Выбрать главу

Щепкин так убедительно и искренне передавал раскаяние своего Городничего, что заставлял зрителей на какой-то миг поверить ему. Одновременно его Сквозник-Дмухановский был деятелен, изворотлив, хитер и способен находить выход из самых затруднительных ситуаций. Обстоятельства, в которые он попадал по воле автора пьесы, вынуждали его постоянно выкручиваться, лезть из кожи вон, чтобы и на этот раз, как случалось прежде, выйти сухим из воды. И когда ему это удавалось, Городничий давал себе волю, раскрывался во всем естестве своем. «Посмотрите на него в пятом действии, в сцене с купцами, — восхищенно восклицал Аполлон Григорьев в журнале «Москвитянин». — Тут уж не прежний Городничий, мокрая курица перед воображаемым ревизором, а Прометей, настоящий Прометей! И тут, конечно, еще не совсем прошла лихорадка, только это — лихорадка радости превыше всех надежд. Как же, этому человеку, наслаждающемуся вполне радостию мщения и успокоившемуся на воображаемых лаврах, человеку, полному грубой и дикой энергии своего рода, — вдруг уничтожиться совершенно при чтении письма Хлестакова? Лихорадочное состояние возобновилось, и тут опять место комическому пафосу. Предстал, наконец, закон во всем своем грозном величии, и «прыткий воевода» сражен, как громом».
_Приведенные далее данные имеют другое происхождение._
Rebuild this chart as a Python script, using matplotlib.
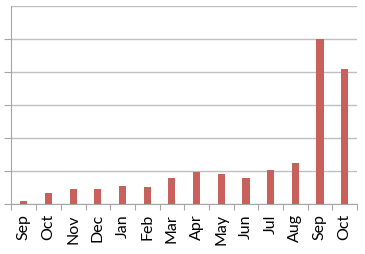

Это произошло лишь тогда, когда в спектакле были расставлены точные акценты, когда Щепкин увидел в своем персонаже живого человека, наполнил роль собственным темпераментом, страстностью, «жаром», как писали критики, сжился с образом, тогда он уже заставлял публику «плакать от его игры в драме и смеяться добрым смехом кривой роже изображаемых им порочных людей».

Оценки работы Щепкина становились восторженнее одна другой. «Он всегда играл городничего превосходно, — писал Белинский после просмотра очередного спектакля Малого театра, — но теперь становится хозяином в этой роли и играет ее с большею и большею свободою». Наблюдая за тем, как совершенствуется Щепкиным роль Городничего, Белинский и Григорьев в унисон заключали, что актер так глубоко понял своего героя, так «вошел в сокровеннейшие изгибы совести градоправителя, что иного Сквозник-Дмухановского почти нельзя себе вообразить», что «Щепкин такой же великий толкователь личности Сквозник-Дмухановского, каким был Мочалов для личности Ричарда III».

«Теперь вы стали в несколько раз выше того Щепкина, которого я видел прежде, — писал артисту в декабре 1842 года сам драматург. — У вас теперь есть то высокое спокойствие, которого прежде не было. Вы теперь можете царствовать в вашей роли». Гоголь вполне соглашался с теми критиками, которые утверждали, что творение актера в этом спектакле вставало в один уровень с созданием драматурга, что «он не помощник автора, но соперник его в создании роли». Николай Васильевич сам засвидетельствовал это в репликах актеров в «Развязке «Ревизора»: «В таком совершенстве, в такой окончательности, так сознательно и в таком соображенье всего исполнить роль свою — нет, это что-то выше обыкновенной передачи. Это второе созданье, творчество!..»

Успех «Ревизора» докатился и до Северной столицы, москвичи показали здесь свой спектакль, побудив честолюбивых александрийцев обновить и поднять на достойный уровень свою прежнюю постановку. Комедия Гоголя постепенно утверждалась в петербургском репертуаре. Щепкин этому способствовал активнейшим образом: специально к его приезду в Петербург там возобновляли «Ревизора», чтобы увидеть московскую знаменитость в его знаменитой роли Городничего вместе с петербургскими актерами.

Щепкин внес не только решающий вклад в формирование русской реалистической школы, он, как никто другой, понимал, что новая отечественная драматургия должна прочно утвердиться на российской сцене, а для этого нужны умные, талантливые актеры и не менее умная, понимающая публика. Нужны двусторонние усилия! Без преодоления нет искусства! И Щепкин постоянно и постепенно образовывал театральную публику, по-своему воспитывал ее, поднимая планку ее возможностей. Ему это удавалось больше других, потому что по признанию самих театралов они часто заполняли залы театров «не столько для пьес, которые уже видели, сколько для того, чтобы посмотреть на него». В своих исканиях он был не одинок. Гоголь, озабоченный в то время мыслями об исправлении нравов общества и людей, писал: «Душу и душу нужно знать теперь, а без того не сделать ничего. А узнавать душу может один только тот, кто начал уже работать над собственной душой своей». Эти размышления и навели Гоголя на решение написать «Развязку «Ревизора». А вот тут-то между ними произошли спор и несогласие.